More creative units and channels

Changing images to refresh a campaign is a great way to improve performance. As an effective best practice, add new creative units and channels. One channel which I recommend performance marketers consider is local marketing. From Local SEO to localised campaigns on social media, local channels are effective if you have an offline presence. This is also effective for products and services with specific locality demand.

Mobile video is a creative unit that is underutilised in performance marketing., 94% of marketers said the importance of mobile video has increased in the past few years, with 70% of marketers preferring mobile videos shorter than 15 seconds. With engagement migrating from desktop to mobile, actions which no one would have considered doing on a mobile phone a few years ago – like watching a movie – are happening with increased frequency on mobile phones. If you haven’t already, you should consider adding mobile video to your performance marketing mix.

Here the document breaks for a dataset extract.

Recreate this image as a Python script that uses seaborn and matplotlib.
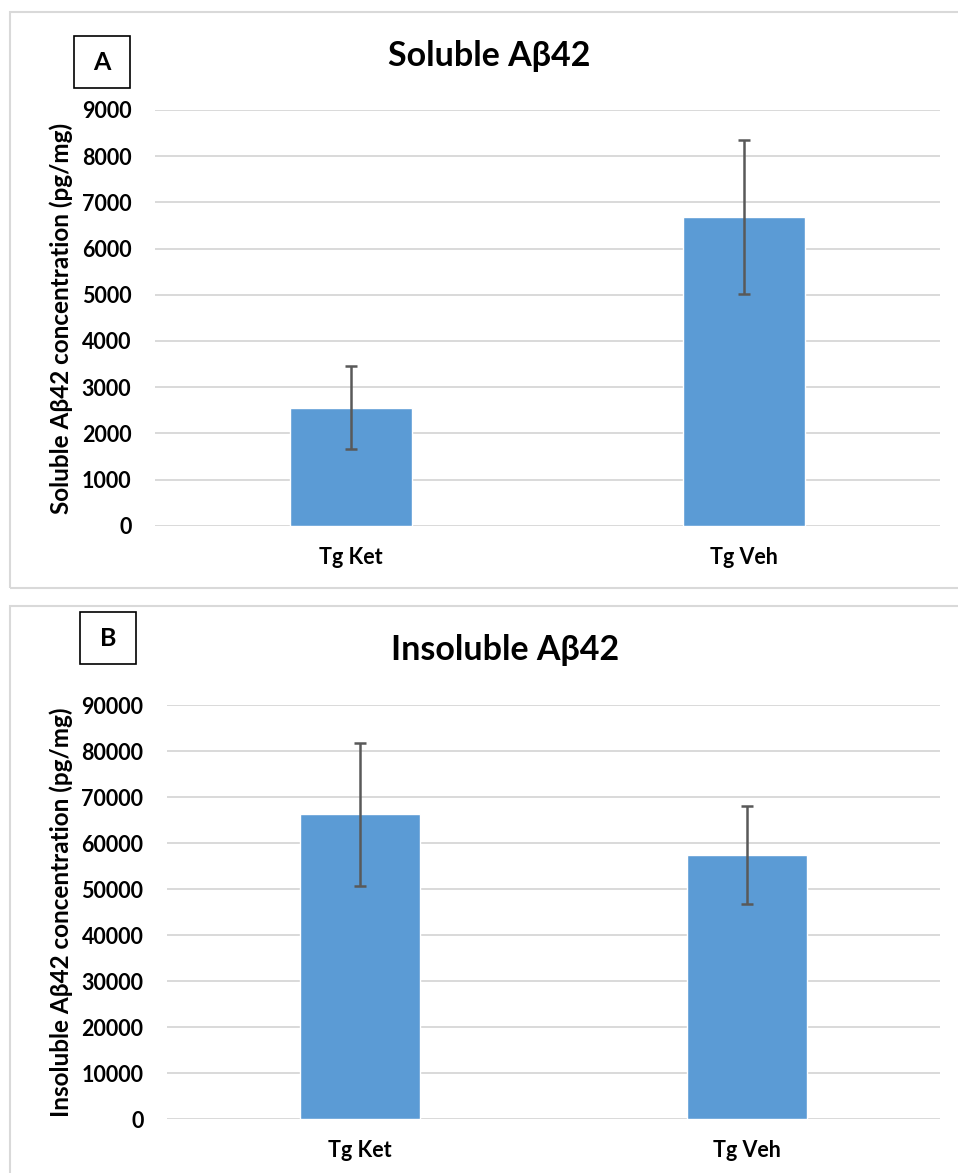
import matplotlib
matplotlib.use("Agg")
import matplotlib.pyplot as plt
import seaborn as sns
import pandas as pd
from matplotlib.patches import Rectangle

# data
groups = ["Tg Ket", "Tg Veh"]
soluble_mean = [2555, 6680]
soluble_err = [895, 1660]
insoluble_mean = [66200, 57400]
insoluble_err = [15500, 10700]

sns.set_theme(style="white")
plt.rcParams["font.family"] = ["Lato", "DejaVu Sans"]
plt.rcParams["font.weight"] = "bold"
plt.rcParams["text.color"] = "black"
plt.rcParams["xtick.color"] = "black"
plt.rcParams["ytick.color"] = "black"

BAR = "#5b9bd5"
GRID = "#d9d9d9"
ERR = "#595959"

fig = plt.figure(figsize=(9.58, 11.73), dpi=100)
W, H = 958, 1173


def px(x, y):
    # pixel coords (top-left origin) -> figure fraction
    return x / W, 1 - y / H


# panel frames
for top, bottom in [(12, 588), (606, 1185)]:
    fig.add_artist(Rectangle(px(10, bottom), 960 / W, (bottom - top) / H,
                             transform=fig.transFigure, fill=False,
                             edgecolor=GRID, linewidth=1.5))


def panel(rect, means, errs, ymax, title, title_xy, ylabel, ylabel_xy, letter, box):
    ax = fig.add_axes(rect)
    df = pd.DataFrame({"group": groups, "value": means})
    sns.barplot(data=df, x="group", y="value", color=BAR, width=0.31,
                saturation=1, errorbar=None, ax=ax, zorder=2)
    ax.errorbar(range(len(groups)), means, yerr=errs, fmt="none", ecolor=ERR,
                elinewidth=1.8, capsize=4.5, capthick=1.8, zorder=3)
    ax.set_xlim(-0.5, 1.5)
    ax.set_ylim(0, ymax)
    ax.set_yticks(range(0, ymax + 1, ymax // 9))
    ax.grid(axis="y", color=GRID, linewidth=1.4, zorder=0)
    ax.set_axisbelow(True)
    for s in ax.spines.values():
        s.set_visible(False)
    ax.tick_params(axis="y", length=0, pad=17, labelsize=15.5, labelcolor="black")
    ax.tick_params(axis="x", length=0, pad=15, labelsize=15.5, labelcolor="black")
    for lab in ax.get_xticklabels() + ax.get_yticklabels():
        lab.set_fontweight("bold")
    ax.set_xlabel("")
    ax.set_ylabel("")
    fig.text(*px(*title_xy), title, ha="center", va="center",
             fontsize=24.5, fontweight="bold")
    fig.text(*px(*ylabel_xy), ylabel, ha="center", va="center", rotation=90,
             fontsize=17.5, fontweight="bold")
    bx0, by0, bx1, by1 = box
    fig.add_artist(Rectangle(px(bx0, by1), (bx1 - bx0) / W, (by1 - by0) / H,
                             transform=fig.transFigure, fill=False,
                             edgecolor="black", linewidth=1.2))
    fig.text(*px((bx0 + bx1) / 2, (by0 + by1) / 2), letter, ha="center",
             va="center", fontsize=18, fontweight="bold")
    return ax


panel([155 / W, 1 - 525.7 / H, 785 / W, 415.7 / H], soluble_mean, soluble_err,
      9000, "Soluble A\u03b242", (489, 56),
      "Soluble A\u03b242 concentration (pg/mg)", (61, 318), "A", (74, 36, 130, 88))

panel([167 / W, 1 - 1119 / H, 773 / W, 414 / H], insoluble_mean, insoluble_err,
      90000, "Insoluble A\u03b242", (505, 650),
      "Insoluble A\u03b242 concentration (pg/mg)", (61, 912), "B", (80, 612, 136, 664))

fig.savefig("out.png", dpi=100)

Another channel that is becoming more important for performance marketers is retargeting. Retargeting enables performance marketers to re-engage with users who downloaded their app but didn’t proceed through the funnel OR have simply become dormant. Thanks to campaigns measuring incremental lift, retargeting technology can show exactly how profitable each retargeting campaign is, and by implementing retargeting as part of the user acquisition funnel, retargeting makes user acquisition more effective. 

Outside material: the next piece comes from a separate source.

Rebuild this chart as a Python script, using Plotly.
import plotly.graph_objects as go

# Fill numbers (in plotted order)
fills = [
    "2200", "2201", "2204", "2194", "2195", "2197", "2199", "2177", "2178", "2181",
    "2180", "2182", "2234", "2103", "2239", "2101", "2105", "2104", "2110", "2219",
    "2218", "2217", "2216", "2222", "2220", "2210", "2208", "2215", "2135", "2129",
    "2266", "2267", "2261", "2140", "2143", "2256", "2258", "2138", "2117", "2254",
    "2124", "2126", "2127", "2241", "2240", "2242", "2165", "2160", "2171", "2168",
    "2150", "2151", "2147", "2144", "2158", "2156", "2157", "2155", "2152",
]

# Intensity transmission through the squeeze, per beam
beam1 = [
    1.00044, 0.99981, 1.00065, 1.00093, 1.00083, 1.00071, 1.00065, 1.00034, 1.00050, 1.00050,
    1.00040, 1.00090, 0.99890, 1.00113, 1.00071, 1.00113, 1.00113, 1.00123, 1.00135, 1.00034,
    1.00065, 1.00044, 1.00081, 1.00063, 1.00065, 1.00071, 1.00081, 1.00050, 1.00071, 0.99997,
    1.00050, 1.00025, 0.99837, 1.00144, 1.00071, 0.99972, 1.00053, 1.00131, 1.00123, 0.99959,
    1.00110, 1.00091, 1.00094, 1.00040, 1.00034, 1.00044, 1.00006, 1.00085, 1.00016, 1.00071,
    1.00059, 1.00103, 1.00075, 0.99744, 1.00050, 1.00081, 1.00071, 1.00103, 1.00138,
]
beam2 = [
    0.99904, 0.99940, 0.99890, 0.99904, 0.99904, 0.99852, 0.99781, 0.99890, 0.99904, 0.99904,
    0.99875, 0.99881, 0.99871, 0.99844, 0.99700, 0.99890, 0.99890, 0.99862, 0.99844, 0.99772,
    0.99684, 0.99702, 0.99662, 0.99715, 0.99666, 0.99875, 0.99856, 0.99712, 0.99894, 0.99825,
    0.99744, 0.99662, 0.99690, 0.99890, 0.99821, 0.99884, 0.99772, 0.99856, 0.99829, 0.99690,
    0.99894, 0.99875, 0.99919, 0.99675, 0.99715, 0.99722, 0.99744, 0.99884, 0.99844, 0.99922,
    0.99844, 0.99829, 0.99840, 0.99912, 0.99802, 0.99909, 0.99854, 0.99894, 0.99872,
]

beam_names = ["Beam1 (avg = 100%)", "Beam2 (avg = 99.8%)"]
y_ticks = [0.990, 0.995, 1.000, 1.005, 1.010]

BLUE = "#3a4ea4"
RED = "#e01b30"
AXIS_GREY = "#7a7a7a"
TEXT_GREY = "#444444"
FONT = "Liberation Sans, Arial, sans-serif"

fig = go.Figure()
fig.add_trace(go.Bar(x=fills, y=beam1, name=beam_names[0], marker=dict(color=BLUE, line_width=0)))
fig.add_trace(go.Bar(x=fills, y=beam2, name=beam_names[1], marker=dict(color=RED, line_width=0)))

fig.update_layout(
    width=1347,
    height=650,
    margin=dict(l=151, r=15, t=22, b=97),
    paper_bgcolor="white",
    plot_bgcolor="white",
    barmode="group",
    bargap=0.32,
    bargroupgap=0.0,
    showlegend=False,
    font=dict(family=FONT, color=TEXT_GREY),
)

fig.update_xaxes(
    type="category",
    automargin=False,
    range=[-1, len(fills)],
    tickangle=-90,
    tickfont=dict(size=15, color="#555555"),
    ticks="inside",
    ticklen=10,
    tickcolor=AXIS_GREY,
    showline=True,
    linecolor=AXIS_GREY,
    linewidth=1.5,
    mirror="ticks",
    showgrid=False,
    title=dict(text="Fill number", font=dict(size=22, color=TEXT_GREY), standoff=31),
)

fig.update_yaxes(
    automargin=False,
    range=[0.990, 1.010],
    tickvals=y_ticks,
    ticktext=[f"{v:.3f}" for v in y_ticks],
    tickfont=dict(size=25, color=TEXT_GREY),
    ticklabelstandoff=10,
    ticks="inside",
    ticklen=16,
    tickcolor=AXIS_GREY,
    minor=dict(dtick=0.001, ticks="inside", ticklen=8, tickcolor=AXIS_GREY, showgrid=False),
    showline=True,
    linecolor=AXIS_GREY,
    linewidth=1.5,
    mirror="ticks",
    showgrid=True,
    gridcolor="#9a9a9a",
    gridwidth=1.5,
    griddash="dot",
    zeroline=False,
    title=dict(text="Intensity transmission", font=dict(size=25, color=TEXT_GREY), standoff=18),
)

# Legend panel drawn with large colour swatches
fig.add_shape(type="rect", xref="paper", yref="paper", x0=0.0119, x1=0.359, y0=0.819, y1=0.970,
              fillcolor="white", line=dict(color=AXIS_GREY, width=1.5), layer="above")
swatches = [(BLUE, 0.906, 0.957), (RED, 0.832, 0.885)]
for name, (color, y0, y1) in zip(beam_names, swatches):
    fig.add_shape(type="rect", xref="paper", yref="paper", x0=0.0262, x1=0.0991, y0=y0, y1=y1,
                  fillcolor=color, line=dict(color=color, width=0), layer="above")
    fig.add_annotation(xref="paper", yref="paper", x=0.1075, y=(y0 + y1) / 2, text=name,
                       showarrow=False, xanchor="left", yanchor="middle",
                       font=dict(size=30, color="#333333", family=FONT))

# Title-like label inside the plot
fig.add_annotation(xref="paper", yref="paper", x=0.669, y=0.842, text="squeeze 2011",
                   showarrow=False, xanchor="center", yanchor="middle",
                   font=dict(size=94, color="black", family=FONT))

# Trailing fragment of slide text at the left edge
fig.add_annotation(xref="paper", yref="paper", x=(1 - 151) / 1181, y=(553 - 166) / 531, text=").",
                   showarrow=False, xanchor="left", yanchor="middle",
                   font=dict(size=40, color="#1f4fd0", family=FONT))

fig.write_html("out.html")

Dynamic creative optimisation

A new technology which enables performance marketers, and particularly, retargeting, to be more successful is dynamic creative optimisation. Dynamic creative optimisation technology facilitates the creation of an ad in real-time based on multiple creative elements including headlines, images, ad copy, calls-to-action, based on the data received from the programmatic exchange. The dynamic ad will direct the user to the relevant place within the app based on that user’s intent in the funnel.

By offering users a relevant ad aligned with their intent, I’ve worked with a company called YouAppi and have generated much higher click to conversion rates while also improving Effective CPM.

Sometimes left-brain, analytical performance marketers overlook the creative side of the business, leaving it to their right-brain colleagues. Based on the results I’ve seen, both right and left brain performance marketers will benefit from the creative optimisation I’ve highlighted here.